To shift from what we believe to that which is, we need to enter the dynamics of the the city. What we need to do is be curious, and wonder about, and listen for grace in the city instead of approach it as a known and over-old phenomenon. We find wildness, for example, in a river because we go looking for it there and anticipate its presence there. Whether we resist it or not, our still-young experience of ecology has begun to tatter the veil we hold before the city. When we begin to approach the city as we might approach a river, we begin to approach the city as if it has something fresh to offer us rather than as something completely known. In the city, we stand to discover natural process at its core in a way that is not unlike our revision of unsettled landscapes from inactive wastelands to creative ecosystems.
We might approach the city as we now approach a field of wild grass, creatively and more open-ended and without presumption that we know and understand it. As we have tried to be naturalists in unsettled terrains, we might go now as new form of naturalist—as an urbanologist, a term that is still open and not restricted to planners or to something that is only cultural or psychosocial. As urbanologists, we might begin to do something new, to include the human life in our subsequent accounts of the “natural history of the city” rather than simply describe the nonhuman events—flora and fauna, climate and geology.
We cannot authentically design for an “eco-city” by attempting to solve a technological puzzle that is in need of our invention. While it is natural and essential to be inventive, the city-form is already an eco-city in its most built form that is alive and responsive. We can realistically go as natural species sapiens, which is to say, as that which we inherently and enduringly are, as “Earth tasters” [Homo, from the Indo-European root of ghom, from ghthm, a reference to Earth, earthling, and sapiens, a derivative of the Indo-European root of sab, a reference to taste].
We have responded environmentally to the city as if it were static and even more negatively as if it was a necropolis—a city of death—when environmental feedback now immediately and persistently presses back on us, saying urban space is habitat, Habitat, HABITAT. In imagining the term “city,” we might begin to associate it with the term “habitat.” In the negative environmental feedback provoked by our consumption, we directly taste our inseparability in a way that we never did in the early industrial city when the world seemed to be an open frontier. Our natural and very curious migration into now-diminishing vast physical frontiers can turn our curiosity toward a new frontier opening all around us. Encountering this new frontier, there are positive adaptive features in urbanization, ranging from general features such as a reduction in the rate of population growth to personal experiences of human activity “softening” the hard infrastructural grid. We would then begin to talk from the vision of continuums of habitats ranging from uninhabited to settled, rather than mutually-exclusive opposites of unsettled habitats and settled non-habitats. Shifting to explore the city-form as a habitat would reveal a richer diversity of non-human urban habitat that would be expanded as well as challenging us to begin to look at human habitation as being on a continuum.

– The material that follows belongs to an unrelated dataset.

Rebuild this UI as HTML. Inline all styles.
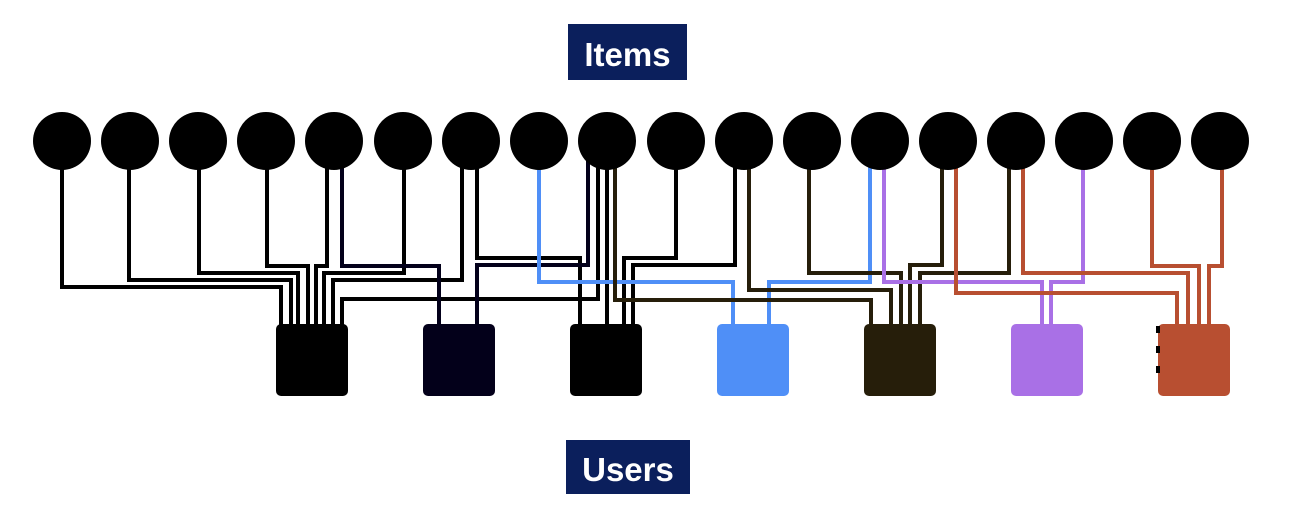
<!DOCTYPE html>
<html><head><meta charset="utf-8"><style>
html,body{margin:0;padding:0;background:#fff;}
svg{display:block;}
text{font-family:"Liberation Sans",sans-serif;font-weight:bold;}
</style></head><body>
<svg width="1290" height="522" viewBox="0 0 1290 522" xmlns="http://www.w3.org/2000/svg">
<rect x="568" y="24" width="119" height="56" fill="#0b1f5c"/>
<text x="627.5" y="66" font-size="33" fill="#fff" text-anchor="middle">Items</text>
<rect x="566" y="440" width="124" height="54" fill="#0b1f5c"/>
<text x="628" y="481" font-size="33" fill="#fff" text-anchor="middle">Users</text>
<g fill="none" stroke-width="4" stroke-linejoin="miter">
<!-- square1 black -->
<g stroke="#000">
<polyline points="62,160 62,287 281,287 281,330"/>
<polyline points="129,160 129,280 291,280 291,330"/>
<polyline points="199,160 199,273 298,273 298,330"/>
<polyline points="267,160 267,266 308,266 308,330"/>
<polyline points="327,160 327,266 316,266 316,330"/>
<polyline points="404,160 404,273 324,273 324,330"/>
<polyline points="462,160 462,280 333,280 333,330"/>
<polyline points="598,160 598,299 342,299 342,330"/>
<!-- square3 -->
<polyline points="477,160 477,258 580,258 580,330"/>
<polyline points="607,160 607,330"/>
<polyline points="676,160 676,258 624,258 624,330"/>
<polyline points="735,160 735,265 633,265 633,330"/>
</g>
<g stroke="#03001a">
<polyline points="342,160 342,266 439,266 439,330"/>
<polyline points="588,160 588,265 477,265 477,330"/>
</g>
<g stroke="#4f8ff7">
<polyline points="539,160 539,282 733,282 733,330"/>
<polyline points="870,160 870,282 769,282 769,330"/>
</g>
<g stroke="#261e0a">
<polyline points="615,160 615,300 871,300 871,330"/>
<polyline points="749,160 749,290 891,290 891,330"/>
<polyline points="809,160 809,273 901,273 901,330"/>
<polyline points="942,160 942,265 910,265 910,330"/>
<polyline points="1009,160 1009,273 920,273 920,330"/>
</g>
<g stroke="#a970e6">
<polyline points="884,160 884,282 1042,282 1042,330"/>
<polyline points="1083,160 1083,282 1051,282 1051,330"/>
</g>
<g stroke="#b84f31">
<polyline points="956,160 956,293 1177,293 1177,330"/>
<polyline points="1023,160 1023,273 1188,273 1188,330"/>
<polyline points="1152,160 1152,266 1199,266 1199,330"/>
<polyline points="1222,160 1222,266 1209,266 1209,330"/>
</g>
</g>
<g fill="#000">
<circle cx="62" cy="141" r="29"/><circle cx="130" cy="141" r="29"/><circle cx="198" cy="141" r="29"/>
<circle cx="266" cy="141" r="29"/><circle cx="334" cy="141" r="29"/><circle cx="403" cy="141" r="29"/>
<circle cx="471" cy="141" r="29"/><circle cx="539" cy="141" r="29"/><circle cx="607" cy="141" r="29"/>
<circle cx="676" cy="141" r="29"/><circle cx="744" cy="141" r="29"/><circle cx="812" cy="141" r="29"/>
<circle cx="880" cy="141" r="29"/><circle cx="948" cy="141" r="29"/><circle cx="1016" cy="141" r="29"/>
<circle cx="1084" cy="141" r="29"/><circle cx="1152" cy="141" r="29"/><circle cx="1220" cy="141" r="29"/>
</g>
<rect x="276" y="324" width="72" height="72" rx="5" fill="#000"/>
<rect x="423" y="324" width="72" height="72" rx="5" fill="#03001a"/>
<rect x="570" y="324" width="72" height="72" rx="5" fill="#000"/>
<rect x="717" y="324" width="72" height="72" rx="5" fill="#4f8ff7"/>
<rect x="864" y="324" width="72" height="72" rx="5" fill="#261e0a"/>
<rect x="1011" y="324" width="72" height="72" rx="5" fill="#a970e6"/>
<rect x="1158" y="324" width="72" height="72" rx="5" fill="#b84f31"/>
<g fill="#000">
<rect x="1156" y="326" width="4" height="7"/><rect x="1156" y="346" width="4" height="7"/><rect x="1156" y="366" width="4" height="7"/>
</g>
</svg>
</body></html>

As if entering a river ecosystem or prairie ecosystem, we aspire to explore the inherent, automatic, spontaneous design that is occurring in the city-form. We begin to look for a process that is diversifying and softening urban space, and to consider enhancing this rather than impose a design on the city. And we also explore the adaptations of nonhuman flora and fauna to urban space. In their “Airoots” blog, Rahul Srivastava and Matias Echanove explore creative ways of beginning to experience the city and uncover automatic design. They describe the “grid” of the city as the master plan and the “gutter” pushing against the lines of the grid. They write of “the primal quality of New York. …It is this quality that seeps through its grid all the time and treats it for what it is—a convenience—not the maker of its identity.”[ii]
Srivastava and Matias describe an approach to “experience” Tokyo--“the largest urban agglomeration” and “also the deepest”—by “diving” into its “depth” that is comprised of population and architectural density, signs, information, culture and history. They describe Tokyo as dense and intense, yet quick and fluid.[iii] They describe a functional process of automatic urban design in Tokyo as a “default model” that occurs globally and that is especially evident in developing countries, and that developed outside the planned center. For example, urban planning in Tokyo developed the city center and provided transportation and water supply beyond the city center where it “defaulted” to local self-reliance.[iv] Along with “diving,” there is the description of the draining of the city that refers to going under the city into the archaeology and topology/geology that is described as “driving” the city.
A growing number of internet “blogospheres” devoted to urbanism and urban architecture explore in a more effusive, naturalist sense of the “edges” or architecture and urbanism. They also aspire to coordinate conferences to revision urbanization, and interface with specific planning and architectural websites or are produced as exploratory websites of academic programs. Whether biased or even inaccurate at times, the critical eye of this new widespread “urbanology” is to be something sought out as we encounter this new global urbanism and aspire to expand our urban eco-literacy.
[i] Robert Richardson, Henry Thoreau: A Life of the Mind. Berkeley: University of California Press, 1986, p. 183.
[iv] Rahul Srivastava and Matias Echanove, “The Tokyo Default Model,” November 17, 2007 [www.airoots.org].